QUICK SUMMARY: One of the toughest communication lessons to master is the art of “less is more.” Why is that?
There is plenty of evidence to convince us to shut up and say less in a faster, more compelling way. And yet, we consistently ignore that advice. What if there was a way to overcome that pattern?
The work of Barry Schwarz is extremely compelling in demonstrating that the paradox of choice does not favor more choice! His research compellingly showed that if shoppers were offered free samples of 24 types of jams compared to 6 types of jams, they sampled more jams with the larger choice grouping, but they bought significantly more jam with the smaller sample size. How does that data impact your ability to communicate with executive presence?
You don’t have to prove yourself – oh, yeah?!
So many leaders I coach try to jam 10 pounds of information into a 5 pound bag. I cannot tell a lie – so do I. Why do I do this, when I know better? Well, let me just speak for myself – it’s about proving we know what we’re talking about. Wait, let me rephrase that – it’s about proving I know what I’m talking about!
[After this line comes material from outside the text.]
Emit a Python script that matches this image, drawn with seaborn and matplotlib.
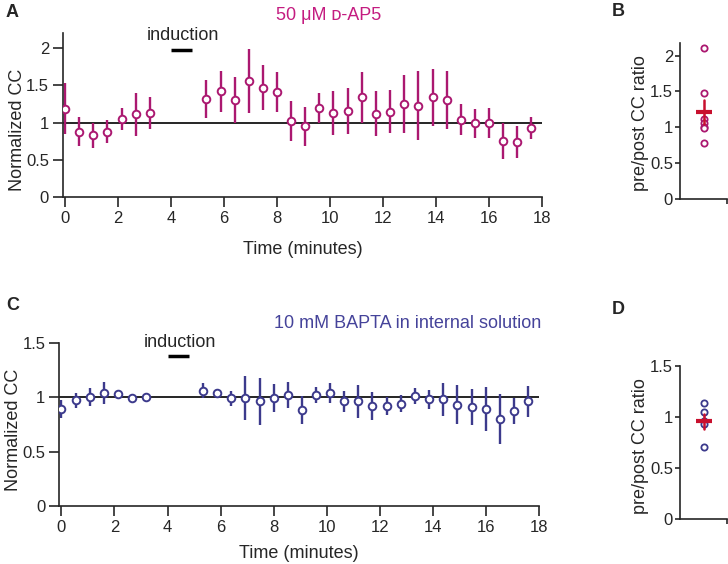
import numpy as np
import pandas as pd
import matplotlib
matplotlib.use('Agg')
import matplotlib.pyplot as plt
import seaborn as sns

# time points (minutes), same for both experiments
time_min = [0, 0.53, 1.07, 1.6, 2.13, 2.67, 3.2,
            5.33, 5.87, 6.4, 6.93, 7.47, 8.0, 8.53, 9.07, 9.6, 10.13, 10.67,
            11.2, 11.73, 12.27, 12.8, 13.33, 13.87, 14.4, 14.93, 15.47, 16.0,
            16.53, 17.07, 17.6]

# A: 50 uM D-AP5
ap5_mean = [1.19, 0.88, 0.83, 0.88, 1.05, 1.11, 1.13,
            1.32, 1.42, 1.31, 1.56, 1.47, 1.41, 1.02, 0.95, 1.20, 1.13, 1.16,
            1.34, 1.12, 1.15, 1.25, 1.23, 1.34, 1.31, 1.04, 0.99, 1.00,
            0.75, 0.74, 0.93]
ap5_sem = [0.34, 0.19, 0.17, 0.16, 0.15, 0.29, 0.21,
           0.26, 0.27, 0.31, 0.43, 0.30, 0.27, 0.27, 0.26, 0.20, 0.30, 0.31,
           0.34, 0.30, 0.29, 0.39, 0.46, 0.38, 0.39, 0.21, 0.19, 0.20,
           0.24, 0.22, 0.15]

# C: 10 mM BAPTA
bapta_mean = [0.89, 0.97, 1.00, 1.04, 1.03, 0.99, 1.00,
              1.06, 1.04, 0.99, 0.99, 0.96, 0.99, 1.02, 0.88, 1.02, 1.04, 0.96,
              0.96, 0.92, 0.92, 0.94, 1.01, 0.98, 0.98, 0.93, 0.91, 0.89,
              0.80, 0.87, 0.96]
bapta_sem = [0.08, 0.07, 0.08, 0.10, 0.02, 0.02, 0.015,
             0.07, 0.035, 0.07, 0.20, 0.22, 0.13, 0.12, 0.13, 0.07, 0.09, 0.10,
             0.15, 0.13, 0.08, 0.075, 0.07, 0.09, 0.15, 0.18, 0.165, 0.20,
             0.23, 0.12, 0.14]

# B, D: per-cell pre/post ratios
ap5_ratio = [2.10, 1.47, 1.11, 1.05, 1.00, 0.98, 0.78]
bapta_ratio = [1.13, 1.05, 0.96, 0.93, 0.70]

induction_start, induction_end = 4.0, 4.8

magenta = '#ab1870'
magenta_txt = '#c41c80'
blue = '#3c3a8c'
blue_txt = '#45439a'
red = '#c8102e'

sns.set_style('ticks')
plt.rcParams['font.family'] = ['Liberation Sans', 'DejaVu Sans']
plt.rcParams['font.size'] = 13
plt.rcParams['axes.linewidth'] = 1.2

fig = plt.figure(figsize=(7.28, 5.64), dpi=100)

axA = fig.add_axes([0.0865, 0.6507, 0.658, 0.290])
axB = fig.add_axes([0.934, 0.648, 0.064, 0.275])
axC = fig.add_axes([0.0815, 0.1028, 0.6585, 0.2896])
axD = fig.add_axes([0.934, 0.0803, 0.064, 0.2713])


def time_panel(ax, mean, sem, color, ylim, yticks, yticklabels, ybar, ytext,
               xlabelpad, ylabel_y):
    ax.axhline(1, color='black', lw=1.2, zorder=1)
    ax.errorbar(time_min, mean, yerr=sem, fmt='none', ecolor=color,
                elinewidth=1.7, capsize=0, zorder=2)
    sns.scatterplot(x=time_min, y=mean, ax=ax, color='white', edgecolor=color,
                    linewidth=1.4, s=30, zorder=3, legend=False)
    ax.plot([induction_start, induction_end], [ybar, ybar], color='black', lw=2.5,
            solid_capstyle='butt')
    ax.text((induction_start + induction_end) / 2 + 0.05, ytext, 'induction',
            ha='center', va='baseline', fontsize=13)
    ax.set_xlim(-0.08, 18)
    ax.set_ylim(*ylim)
    ax.set_xticks([0, 2, 4, 6, 8, 10, 12, 14, 16, 18])
    ax.set_xticklabels(['0', '2', '4', '6', '8', '10', '12', '14', '16', '18'])
    ax.set_yticks(yticks)
    ax.set_yticklabels(yticklabels)
    ax.set_xlabel('Time (minutes)', labelpad=xlabelpad)
    ax.set_ylabel('Normalized CC')
    ax.yaxis.set_label_coords(-0.078, ylabel_y)
    ax.tick_params(axis='both', length=7.5, width=1.2, pad=2.5, labelsize=12)
    sns.despine(ax=ax)
    ax.patch.set_alpha(0)


def ratio_panel(ax, vals, color, ylim, yticks, yticklabels, ylabel_y):
    sns.stripplot(y=vals, ax=ax, jitter=False, color='white', edgecolor=color,
                  linewidth=1.3, size=4.5, zorder=2)
    sns.pointplot(y=vals, ax=ax, errorbar='se', color=red, markers='_',
                  markersize=11, markeredgewidth=3, linestyle='none',
                  err_kws={'linewidth': 1.8}, zorder=3)
    ax.set_xlim(-0.55, 0.5)
    ax.set_xticks([0.5])
    ax.set_xticklabels([''])
    ax.set_ylim(*ylim)
    ax.set_yticks(yticks)
    ax.set_yticklabels(yticklabels)
    ax.set_xlabel('')
    ax.set_ylabel('pre/post CC ratio')
    ax.yaxis.set_label_coords(-0.66, ylabel_y)
    ax.tick_params(axis='both', length=3.5, width=1.2, pad=1.5, labelsize=12)
    sns.despine(ax=ax)
    ax.patch.set_alpha(0)


time_panel(axA, ap5_mean, ap5_sem, magenta, (0, 2.2),
           [0, 0.5, 1, 1.5, 2], ['0', '0.5', '1', '1.5', '2'],
           1.98, 2.11, 11, 0.41)
time_panel(axC, bapta_mean, bapta_sem, blue, (0, 1.5),
           [0, 0.5, 1, 1.5], ['0', '0.5', '1', '1.5'],
           1.376, 1.46, 7, 0.465)
ratio_panel(axB, ap5_ratio, magenta, (0, 2.17),
            [0, 0.5, 1, 1.5, 2], ['0', '0.5', '1', '1.5', '2'], 0.484)
ratio_panel(axD, bapta_ratio, blue, (0, 1.5),
            [0, 0.5, 1, 1.5], ['0', '0.5', '1', '1.5'], 0.478)

fig.text(0.008, 0.977, 'A', fontsize=13, fontweight='bold', ha='left', va='center')
fig.text(0.841, 0.980, 'B', fontsize=13, fontweight='bold', ha='left', va='center')
fig.text(0.008, 0.459, 'C', fontsize=13, fontweight='bold', ha='left', va='center')
fig.text(0.841, 0.452, 'D', fontsize=13, fontweight='bold', ha='left', va='center')

fig.text(0.452, 0.973, '50 μM ᴅ-AP5', color=magenta_txt, fontsize=13,
         ha='center', va='center')
fig.text(0.560, 0.427, '10 mM BAPTA in internal solution', color=blue_txt,
         fontsize=13, ha='center', va='center')

fig.savefig('out.png', dpi=100)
Let’s see…over 25 years of experience as an executive coach, a global clientele, repeat gigs at Fortune 100 companies, standing ovations, author of a successful book, people telling me our work at Change Masters has changed their lives – nope, that’s still not enough evidence to that little monkey in my head that says, “You’d better prove that this makes sense, that you know what you’re talking about.”
True confession time!
Now, it’s dramatically better than it used to be. The first printing of our book, Seeing Yourself As Others Do, was published at 198 pages – but the first draft was 724 pages long!!! Tom Mungavan, my co-author and president of Change Masters, deserves sainthood for that editing process! As he likes to say, I make it interesting and he makes it short.
Three tips to shut up faster
So if you’re like me and tend to lose your internal delete key for presentations, let’s both try the following three things:
1. trust that I won’t run out of things to say. I know that shorter sounds smarter. I commit to living this belief.
2. what if I just assumed – no, if I accepted – that I’m in front of these people who are staring at me because they need what I’ve got? It would make my preparation and practice a lot easier and far less stressful.
3. make it more about my audience than about me. The more I engage my audience (in my case, through live coaching on their persuasive skills), the better I reach my audience. I can take a deep breath and let them have more time to discuss, give them more Q&A time and any number of approaches I’ll discuss next time on how you can continuously re-engage your audience.
In other words, it’s time to follow my own advice! Man, I hate it when that happens. I’ll keep you posted – let’s see how successfully I listen to me. Would you give me your thoughts on how hard or easy this idea of “less is more” is for you as a communicator or a presenter? Any success stories and abysmal failures would be welcome!